I have a hard time seeing that birthright citizenship creates such a major harm to justify such a fundamental legal change.
Birthright citizenship was introduced in the 14th Amendment. If the amendment itself didn't bother to clear the bar, why should repealing the amendment have to clear the bar?
 
But they did. Trump was willing to give them citizenship for the wall. The dems balked.

What an offer!

I'll do the decent thing, but only if you agree to throw billions of dollars to me so that I can throw them away in a pointless gesture that appeals to my base.

Those Democratic scoundrels, thinking that doing the decent thing shouldn't require a bribe!
 
Full context for those that aren't bothering to 'even read the thread.' :rolleyes:

You have a point. Theprestige quoted Cavemonster's post, but I'm afraid I skimmed over the quotation.

Careful reading would've made his point obvious. My fault.
 
What an offer!

I'll do the decent thing, but only if you agree to throw billions of dollars to me so that I can throw them away in a pointless gesture that appeals to my base.

Those Democratic scoundrels, thinking that doing the decent thing shouldn't require a bribe!

Very pointless, since the main issue with illegal immigrants is that they come in by road but overstay their welcome.
 
Wasn't the 14th Amendment introduced by Republicans?

Chiming in another vote that citizenship should be assigned to that of the birth parents, not the Nation that you happened to plop out in.

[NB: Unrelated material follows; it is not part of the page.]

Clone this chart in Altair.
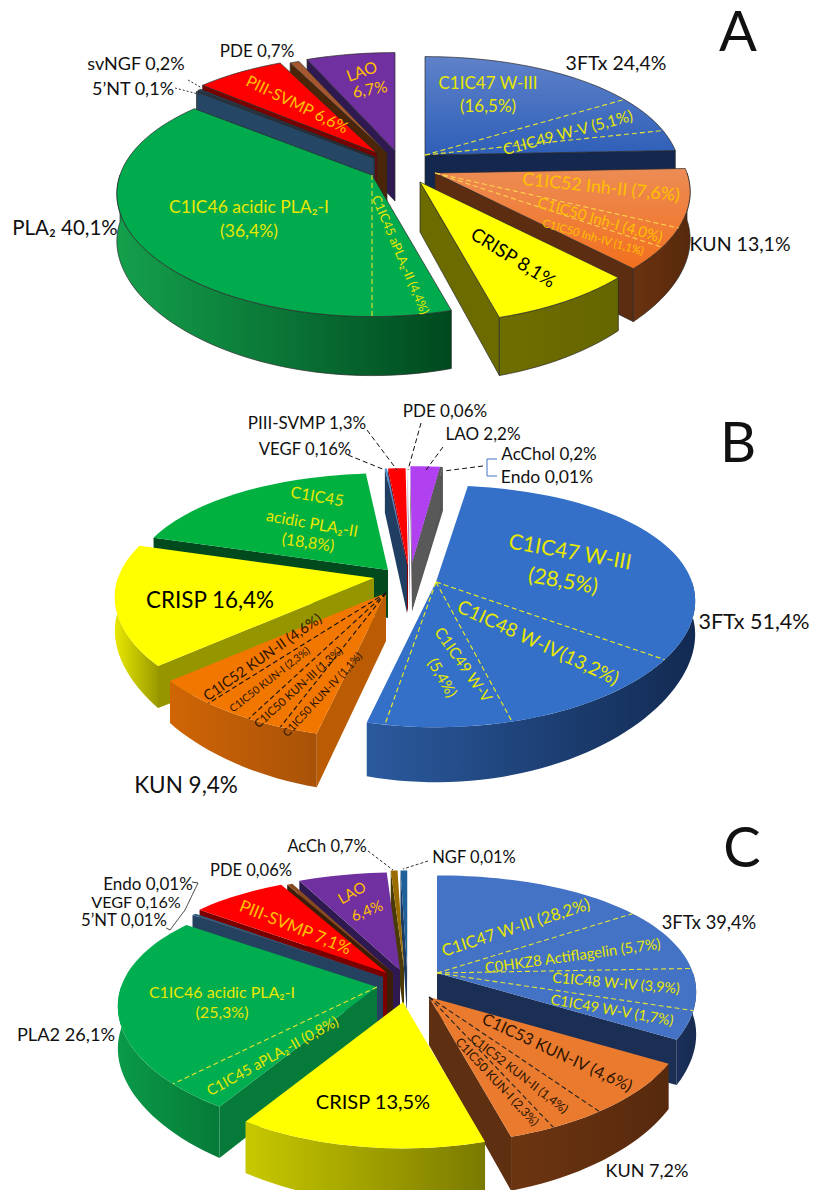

I remember that martial arts legend and actor Bruce Lee was born in the US while his parents were touring here with (I think) a Chinese Opera from Hong Kong, where he was raised. When he grew up, he moved to America with his birth certificate and declaring citizenship. Just seems a capricious way of becoming a citizen.

Sure it is. But it's not like that's what his parents were thinking when they came to the US. Lee lived his entire childhood in China and was a child actor there. He came to the US not to stay but for his education. He taught martial arts which led to his tv and movie career in the US.
 
Sure it is. But it's not like that's what his parents were thinking when they came to the US. Lee lived his entire childhood in China and was a child actor there. He came to the US not to stay but for his education. He taught martial arts which led to his tv and movie career in the US.

I know. It's the mechanism that stuck me as odd. When the 14th amendment's birthright provision was set up, it was with a mind to confer citizenship to former slaves, IIRC. That provision is certainly obsolete, no?
 
But they did. Trump was willing to give them citizenship for the wall. The dems balked.

The WALL is STUPID. Seriously ******* STUPID. Hundreds of billions of dollars to build a monstrosity which will not solve illegal immigration.
Don't you get that? The problem isn't people who cross the desert. The problem is people who overstay their visas.

That's why the Dems don't want to do it. And BTW, most Republicans in Congress also think it's a stupid idea. Any support it has is mostly kowtowing to Trump and his moronic followers.